FIFA World Cup by the numbers
With the World Cup underway, I have been thinking about the best way to get folks to identify with the most popular sporting event in the world. While soccer is growing in popularity in the United States, it is still a sport that is a bit alien to some.
One thing is for sure. Sports fans all over the country love their numbers and statistics. Just watch ESPN for five minutes and you will get a barrage of information in number form.
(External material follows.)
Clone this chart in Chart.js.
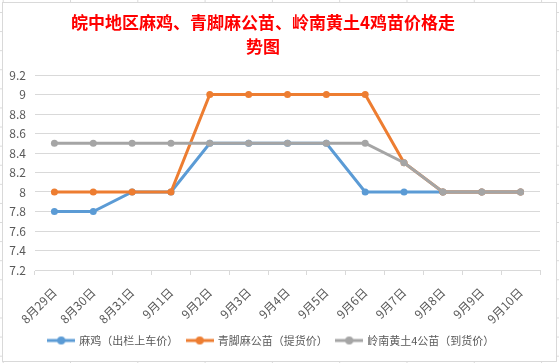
<!DOCTYPE html>
<html lang="zh-CN">
<head>
<meta charset="UTF-8" />
<title>皖中地区鸡苗价格走势图</title>
<script src="https://cdn.jsdelivr.net/npm/chart.js"></script>
<style>
  html, body { margin: 0; padding: 0; }
  body {
    width: 559px; height: 363px; overflow: hidden; position: relative;
    background-color: #fff;
    background-image: linear-gradient(to right, #dadada 1px, transparent 1px),
                      linear-gradient(to bottom, #dadada 1px, transparent 1px);
    background-size: 67.3px 19.1px;
    background-position: 70px 12px;
  }
  #box {
    position: absolute; left: 2px; top: 2px; width: 555px; height: 360px;
    box-sizing: border-box; border: 1px solid #d9d9d9; background: #fff;
  }
  #box canvas { display: block; }
</style>
</head>
<body>
<div id="box"><canvas id="priceChart" width="553" height="358"></canvas></div>
<script>
const dates = ["8月29日", "8月30日", "8月31日", "9月1日", "9月2日", "9月3日", "9月4日",
               "9月5日", "9月6日", "9月7日", "9月8日", "9月9日", "9月10日"];
const maji     = [7.8, 7.8, 8.0, 8.0, 8.5, 8.5, 8.5, 8.5, 8.0, 8.0, 8.0, 8.0, 8.0];
const qingjiao = [8.0, 8.0, 8.0, 8.0, 9.0, 9.0, 9.0, 9.0, 9.0, 8.3, 8.0, 8.0, 8.0];
const lingnan  = [8.5, 8.5, 8.5, 8.5, 8.5, 8.5, 8.5, 8.5, 8.5, 8.3, 8.0, 8.0, 8.0];

const seriesNames = ["麻鸡（出栏上车价）", "青脚麻公苗（提货价）", "岭南黄土4公苗（到货价）"];
const colors = ["#5B9BD5", "#ED7D31", "#A5A5A5"];
const FONT = '"Noto Sans CJK SC", "Noto Sans", sans-serif';
const GREY_TEXT = "#595959";
const GRID = "#d9d9d9";

// little line-with-dot picture for the legend, like Excel does
function legendMarker(color) {
  const c = document.createElement("canvas");
  c.width = 28; c.height = 10;
  const g = c.getContext("2d");
  g.strokeStyle = color; g.lineWidth = 3;
  g.beginPath(); g.moveTo(0, 5); g.lineTo(28, 5); g.stroke();
  g.fillStyle = color;
  g.beginPath(); g.arc(14, 5, 4, 0, Math.PI * 2); g.fill();
  return c;
}
const markers = colors.map(legendMarker);

function series(i, values, order) {
  return {
    label: seriesNames[i],
    data: values,
    borderColor: colors[i],
    backgroundColor: colors[i],
    pointBackgroundColor: colors[i],
    pointBorderColor: colors[i],
    borderWidth: 3,
    pointRadius: 3.5,
    pointBorderWidth: 0,
    pointHoverRadius: 3.5,
    tension: 0,
    order: order
  };
}

new Chart(document.getElementById("priceChart"), {
  type: "line",
  data: {
    labels: dates,
    datasets: [series(0, maji, 3), series(1, qingjiao, 2), series(2, lingnan, 1)]
  },
  options: {
    responsive: false,
    animation: false,
    layout: { padding: { top: 8, left: 0, right: 16, bottom: 5 } },
    plugins: {
      title: {
        display: true,
        text: ["皖中地区麻鸡、青脚麻公苗、岭南黄土4鸡苗价格走\u3000", "势图\u3000"],
        color: "#FF0000",
        font: { family: FONT, size: 17, weight: "bold", lineHeight: 24 / 17 },
        padding: { top: 0, bottom: 16 }
      },
      legend: {
        position: "bottom",
        labels: {
          usePointStyle: true,
          pointStyleWidth: 25,
          padding: 9,
          color: GREY_TEXT,
          font: { family: FONT, size: 11 },
          generateLabels: (chart) => chart.data.datasets.map((ds, i) => ({
            text: ds.label,
            fillStyle: ds.borderColor,
            strokeStyle: ds.borderColor,
            lineWidth: 0,
            pointStyle: markers[i],
            fontColor: GREY_TEXT,
            hidden: !chart.isDatasetVisible(i),
            datasetIndex: i
          }))
        }
      },
      tooltip: { enabled: false }
    },
    scales: {
      x: {
        offset: true,
        grid: { offset: true, drawOnChartArea: false, drawTicks: true, tickLength: 5, color: GRID },
        border: { display: true, color: GRID },
        ticks: {
          autoSkip: false, minRotation: 45, maxRotation: 45,
          color: GREY_TEXT, font: { family: FONT, size: 12 }, padding: 10
        },
        afterFit: (s) => { s.height = 56; }
      },
      y: {
        min: 7.2,
        max: 9.2,
        grid: { color: GRID, drawTicks: false },
        border: { display: false },
        ticks: {
          stepSize: 0.2,
          padding: 9,
          color: GREY_TEXT,
          font: { family: FONT, size: 12 },
          callback: (v) => String(Math.round(v * 10) / 10)
        },
        afterFit: (s) => { s.width = 32; }
      }
    }
  }
});
</script>
</body>
</html>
Whether it’s a pitcher’s ERA, the field goal percentage of a basketball player, shooting five under par in a golf tournament or a quarterback’s rating in a game, numbers are always used to help us understand what is going on in a sporting event.
In order to get a better understanding of this year’s World Cup, I have put together some numbers on the tournament.
203 – The number of teams that began the process for qualifying for the World Cup back in June of 2011.
3,200,000,000 – The number of people worldwide who watched the 2010 World Cup, 46.4 percent of the world’s population.
$14,000,000,000 – The total cost in U.S. dollars that it cost for Brazil to host the World Cup.
0 – The number of times a European team has won a World Cup in
13 – The United States’ current world ranking.
$10,000,000 – The current value of the 14”, 18K gold, 13.5 pound World Cup trophy. It cost $50,000 to make in 1971.
20 – Number of times Brazil has qualified for the World Cup. It is the only country to have qualified for each of the 20 World Cups.
.5% - The probability that the United States will win the World Cup.
909,600,000 – Number of people that watched the World Cup final in 2010. This year it is projected to reach more than 1,000,000,000. In comparison, the 2014 Super Bowl was watched by 111,500,000.
42 – Roger Milla of Cameroon was the oldest player to score in a World Cup at the age of 42 in 1994.
17 – Pele was the youngest player to score in a World Cup at the age of 17 in 1958.
8,866 – number of miles the United States will travel to their three venues from their base camp in Sao Paulo. It is more than double the average of other teams in the World Cup.
12 – Number of cities in Brazil that will host a World Cup match.
3rd – The best finish the United States has ever had in a World Cup, back in 1930.
199,854 – The record attendance for a World Cup final match set at the Estadio do Maracana in Rio de Janiero in 1950. The stadium, which will host the 2014 final, has since been renovated and downsized to a capacity of 76,935.
So there you have it. Some statistics to quench every sports fan’s need for numbers. I hope you enjoy the 2014 FIFA World Cup. These statistics were compiled by Rafe Mauran.